Сцену, которая за этим последовала, мы предоставляем воображению читателя. Мы могли бы рассказать, как миссис Тибс тут же лишилась чувств и потребовались соединенные усилия мистера Уисботла и Альфреда Томкинса, чтобы удержать ее в кресле; как мистер Ивенсон объяснял и его объяснениям никто не верил; как Агнес опровергла обвинения миссис Тибс, доказав, что мистер О'Блири просил помочь ему добиться благосклонности ее хозяйки; и как мистер Гоблер вылил ушат холодной воды на чаяния О'Блири, объявив, что он (Гоблер) уже сделал предложение миссис Блосс я уже получил согласие; как эта дама рассчитала Агнес; как расчетливый мистер О'Блири покинул дом миссис Тибс, забыв рассчитаться; я как этот разочарованный молодой джентльмен ругает Англию и англичан и клянется, что добродетель и благородство повсюду исчезли с лица земли, «кроме Ирландии». Повторяем, мы могли бы рассказать многое, но мы склонны к самоотречению и потому рассудили за благо предоставить все это воображению читателя.
Особы, которую мы описали под именем миссис Блосс, нет более с нами. Существует миссис Гоблер: миссис Блосс покинула пас навеки. В укромном приюте в Нюингтон-Батс, вдали от шумной сумятицы этого гигантского пансиона, который мы называем светом, счастливец Гоблер и его милейшая супруга наслаждаются уединением, упиваясь своими болезнями, своим столом, своими лекарствами, хранимые благодарственными молитвами всех поставщиков животной пищи на три мили в окружности.
Мы охотно закончили бы на этом наш рассказ, если бы не тяжкий долг, исполнить который мы обязаны. Мистер и миссис Тибс разъехались по взаимному согласию с условием, что миссис Тибс будет получать одну половину тех сорока восьми фунтов пятнадцати шиллингов десяти пейсов, которые, как мы объяснили ранее, составляли годовой доход ее мужа, а мистер Тибс – другую. Он проводит вечер своей жизни, удалившись от дел, и ежегодно тратит всю свою скромную, но почетную пенсию. Он поселился среди аборигенов Уолворта, и из весьма авторитетных источников известно, что анекдот о волонтерах был досказан до самого конца в одной из небольших харчевен этого почтенного околотка.

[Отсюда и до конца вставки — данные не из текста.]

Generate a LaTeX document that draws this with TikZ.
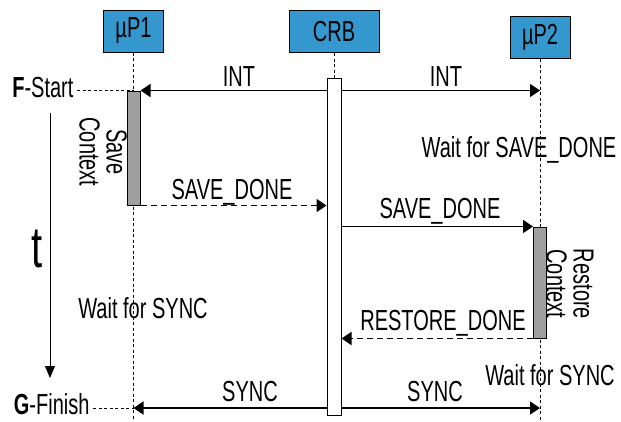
\documentclass[tikz,border=0pt]{standalone}
\usepackage{fontspec}
\setmainfont[FakeStretch=0.69]{Liberation Sans}
\usetikzlibrary{arrows.meta,positioning}
\definecolor{actorblue}{RGB}{52,152,207}
\tikzset{
    actor/.style={draw=black,fill=actorblue,line width=1pt,minimum width=60pt,minimum height=42pt,inner sep=0pt},
    actbar/.style={draw=black,fill=gray!75,line width=1pt,minimum width=13pt,inner sep=0pt},
    crbbar/.style={draw=black,fill=white,line width=1pt,minimum width=14pt,inner sep=0pt},
    lifeline/.style={line width=0.8pt,dash pattern=on 3pt off 2.5pt},
    msg/.style={line width=1.5pt,-{Triangle[length=10pt,width=13pt]}},
    reply/.style={msg,dash pattern=on 6pt off 4pt},
    every node/.style={font=\fontsize{29}{27}\selectfont}
}
\begin{document}
\begin{tikzpicture}[x=1pt,y=-1pt]
  \useasboundingbox (0,0) rectangle (621,421);
  % actors
  \node[actor] (p1) at (133.5,31) {µP1};
  \node[actor,minimum width=90pt] (crb) at (334,31.5) {CRB};
  \node[actor] (p2) at (540,37.5) {µP2};
  % lifelines
  \coordinate (p1end) at (133.5,421);
  \coordinate (p2end) at (540,421);
  \node[crbbar,minimum height=337pt] (crbbar) at (334,246.5) {};
  \draw[lifeline] (p1.south) -- (p1end);
  \draw[lifeline] (p2.south) -- (p2end);
  \draw[lifeline] (crb.south) -- (crbbar.north);
  % activations
  \node[actbar,minimum height=114pt] (p1bar) at (133.5,148) {};
  \node[actbar,minimum height=111pt] (p2bar) at (540,282.5) {};
  % time markers
  \node[anchor=base east] (fstart) at (77,97) {\textbf{F}-Start};
  \node[anchor=base east] (gfinish) at (93,414) {\textbf{G}-Finish};
  \draw[lifeline] (fstart.east |- p1bar.north) -- (p1bar.north);
  \coordinate (syncy) at (133.5,408);
  \draw[lifeline] (gfinish.east |- syncy) -- (syncy);
  \coordinate (tstart) at (50,113);
  \coordinate (tend) at (50,378);
  \draw[line width=1pt,-{Triangle[length=12pt,width=10pt]}] (tstart) -- (tend);
  \node[anchor=base,font=\fontsize{58}{58}\selectfont] (tlab) at (37,267) {t};
  % messages
  \draw[msg] (crbbar.west |- p1bar.north) -- (p1bar.north east);
  \draw[msg] (crbbar.east |- p1bar.north) -- (p2bar.center |- p1bar.north);
  \node[anchor=base] (int1) at (239,86) {INT};
  \node[anchor=base] (int2) at (446,86) {INT};
  \node[rotate=-90,align=center] (savectx) at (103,152) {Save\\Context};
  \draw[reply] (p1bar.south east) -- (crbbar.west |- p1bar.south);
  \node[anchor=base] (sd1) at (232,199) {SAVE\_DONE};
  \node[anchor=base] (waitsd) at (519,157) {Wait for SAVE\_DONE};
  \draw[msg] (crbbar.east |- p2bar.north) -- (p2bar.north west);
  \node[anchor=base] (sd2) at (440,218) {SAVE\_DONE};
  \node[rotate=-90,align=center] (restctx) at (570,284) {Restore\\Context};
  \draw[reply] (p2bar.south west) -- (crbbar.east |- p2bar.south);
  \node[anchor=base] (rd) at (443,330) {RESTORE\_DONE};
  \node[anchor=base] (waitsy1) at (143,318) {Wait for SYNC};
  \node[anchor=base] (waitsy2) at (550,385) {Wait for SYNC};
  \draw[msg] (crbbar.west |- syncy) -- (syncy);
  \draw[msg] (crbbar.east |- syncy) -- (p2bar.center |- syncy);
  \node[anchor=base] (sync1) at (250,401) {SYNC};
  \node[anchor=base] (sync2) at (435,401) {SYNC};
\end{tikzpicture}
\end{document}
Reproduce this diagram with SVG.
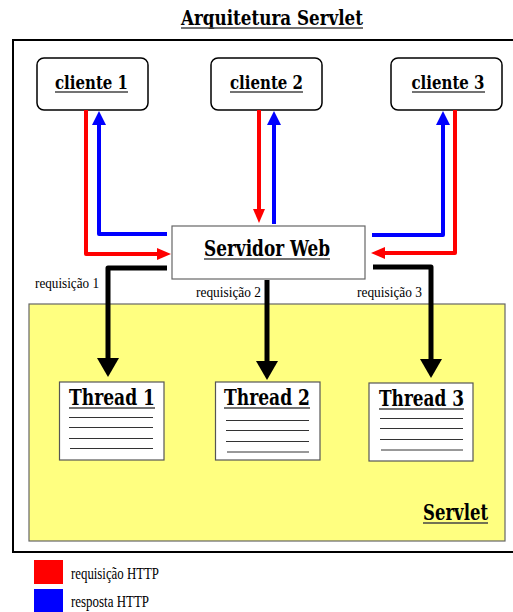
<svg xmlns="http://www.w3.org/2000/svg" width="513" height="612" viewBox="0 0 513 612">
<style>
.bt{font-family:'DejaVu Serif Condensed','DejaVu Serif',serif;font-weight:bold;font-stretch:condensed;fill:#000;text-anchor:middle}
.st{font-family:'Liberation Serif',serif;fill:#000}
.ul{stroke:#444;stroke-width:1.5}
.cl{fill:#fff;stroke:#000;stroke-width:1.5}
.th{fill:#fff;stroke:#555;stroke-width:1.2}
.tl{stroke:#333;stroke-width:1}
.red{fill:none;stroke:#f00;stroke-width:4;stroke-linejoin:round}
.blue{fill:none;stroke:#00f;stroke-width:4;stroke-linejoin:round}
.blk{fill:none;stroke:#000;stroke-width:5;stroke-linejoin:round}
</style>
<defs>
<marker id="aR" viewBox="0 0 14 12" refX="0" refY="6" markerWidth="14" markerHeight="12" orient="auto" markerUnits="userSpaceOnUse"><path d="M0,0 L14,6 L0,12 z" fill="#f00"/></marker>
<marker id="aB" viewBox="0 0 14 14" refX="0" refY="7" markerWidth="14" markerHeight="14" orient="auto" markerUnits="userSpaceOnUse"><path d="M0,0 L14,7 L0,14 z" fill="#00f"/></marker>
<marker id="aK" viewBox="0 0 19 22" refX="0" refY="11" markerWidth="19" markerHeight="22" orient="auto" markerUnits="userSpaceOnUse"><path d="M0,0 L19,11 L0,22 z" fill="#000"/></marker>
</defs>
<rect width="513" height="612" fill="#fff"/>
<g id="title">
<text class="bt" x="272" y="25" font-size="21" textLength="182" lengthAdjust="spacingAndGlyphs">Arquitetura Servlet</text>
<line class="ul" x1="181" y1="28" x2="363" y2="28"/>
</g>
<rect id="frame" x="13" y="40" width="510" height="512" fill="none" stroke="#000" stroke-width="2"/>
<g id="servlet">
<rect x="29" y="304" width="476" height="237" fill="#ffff80" stroke="#666" stroke-width="1.2"/>
<text class="bt" x="455.5" y="520" font-size="22" textLength="65" lengthAdjust="spacingAndGlyphs">Servlet</text>
<line class="ul" x1="423" y1="523" x2="488" y2="523"/>
</g>
<g id="cliente1">
<rect class="cl" x="37" y="58" width="111" height="52" rx="7"/>
<text class="bt" x="91.5" y="89" font-size="19" textLength="73" lengthAdjust="spacingAndGlyphs">cliente 1</text>
<line class="ul" x1="55" y1="92" x2="128" y2="92"/>
</g>
<g id="cliente2">
<rect class="cl" x="211" y="58" width="111" height="52" rx="7"/>
<text class="bt" x="266.5" y="89" font-size="19" textLength="73" lengthAdjust="spacingAndGlyphs">cliente 2</text>
<line class="ul" x1="230" y1="92" x2="303" y2="92"/>
</g>
<g id="cliente3">
<rect class="cl" x="391" y="58" width="111" height="52" rx="7"/>
<text class="bt" x="448" y="89" font-size="19" textLength="73" lengthAdjust="spacingAndGlyphs">cliente 3</text>
<line class="ul" x1="412" y1="92" x2="485" y2="92"/>
</g>
<g id="servidor">
<rect x="172" y="226" width="193" height="53" fill="#fff" stroke="#666" stroke-width="1.2"/>
<text class="bt" x="267" y="256" font-size="22" textLength="126" lengthAdjust="spacingAndGlyphs">Servidor Web</text>
<line class="ul" x1="204" y1="259" x2="330" y2="259"/>
</g>
<g id="thread1">
<rect class="th" x="59.5" y="382" width="104.5" height="78"/>
<text class="bt" x="112" y="405" font-size="22" textLength="86" lengthAdjust="spacingAndGlyphs">Thread 1</text>
<line class="ul" x1="69" y1="408" x2="155" y2="408"/>
<line class="tl" x1="69" y1="417.5" x2="153" y2="417.5"/>
<line class="tl" x1="69" y1="427.5" x2="153" y2="427.5"/>
<line class="tl" x1="69" y1="438.5" x2="153" y2="438.5"/>
<line class="tl" x1="70" y1="448.5" x2="153" y2="448.5"/>
</g>
<g id="thread2">
<rect class="th" x="215.5" y="382" width="104.5" height="78"/>
<text class="bt" x="267" y="405" font-size="22" textLength="86" lengthAdjust="spacingAndGlyphs">Thread 2</text>
<line class="ul" x1="224" y1="408" x2="310" y2="408"/>
<line class="tl" x1="226" y1="420.5" x2="309" y2="420.5"/>
<line class="tl" x1="226" y1="430.5" x2="309" y2="430.5"/>
<line class="tl" x1="226" y1="441.5" x2="309" y2="441.5"/>
<line class="tl" x1="227" y1="452" x2="309" y2="452"/>
</g>
<g id="thread3">
<rect class="th" x="369" y="383" width="104" height="78"/>
<text class="bt" x="421.5" y="406" font-size="22" textLength="85" lengthAdjust="spacingAndGlyphs">Thread 3</text>
<line class="ul" x1="379" y1="409" x2="464" y2="409"/>
<line class="tl" x1="380" y1="418.5" x2="463" y2="418.5"/>
<line class="tl" x1="380" y1="428.5" x2="463" y2="428.5"/>
<line class="tl" x1="380" y1="439.5" x2="463" y2="439.5"/>
<line class="tl" x1="381" y1="450" x2="463" y2="450"/>
</g>
<g id="connectors">
<path class="red" d="M86,110 V254 H157" marker-end="url(#aR)"/>
<path class="blue" d="M167,234 H99 V125" marker-end="url(#aB)"/>
<path class="red" d="M259,110 V209" marker-end="url(#aR)"/>
<path class="blue" d="M274,224 V125" marker-end="url(#aB)"/>
<path class="red" d="M455,110 V253 H385" marker-end="url(#aR)"/>
<path class="blue" d="M372,235 H443 V125" marker-end="url(#aB)"/>
<path class="blk" d="M167,268 H108 V358" marker-end="url(#aK)"/>
<path class="blk" d="M267,280 V361" marker-end="url(#aK)"/>
<path class="blk" d="M373,267 H431 V359" marker-end="url(#aK)"/>
</g>
<g id="labels">
<text class="st" x="35" y="288" font-size="14.5" textLength="64" lengthAdjust="spacingAndGlyphs">requisição 1</text>
<text class="st" x="196" y="297" font-size="14.5" textLength="65" lengthAdjust="spacingAndGlyphs">requisição 2</text>
<text class="st" x="357" y="297" font-size="14.5" textLength="65" lengthAdjust="spacingAndGlyphs">requisição 3</text>
</g>
<g id="legend">
<rect x="34" y="560" width="29" height="24" fill="#f00"/>
<rect x="34" y="589" width="29" height="23" fill="#00f"/>
<text class="st" x="71" y="579" font-size="17" textLength="88" lengthAdjust="spacingAndGlyphs">requisição HTTP</text>
<text class="st" x="71" y="607" font-size="17" textLength="78" lengthAdjust="spacingAndGlyphs">resposta HTTP</text>
</g>
</svg>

Несчастная миссис Тибс решила продать свою мебель с аукциона и покинуть жилище, в котором ей пришлось столько выстрадать. Провести распродажу поручено мистеру Робинсу;{69} и непревзойденные таланты джентльменов-литераторов, связанных с его заведением, в настоящее время посвящены составлению предварительного объявления об аукционе. Оно обещает быть очень остроумным, и в нем будет содержаться семьдесят восемь слов, написанных заглавными буквами, и шесть цитат в кавычках.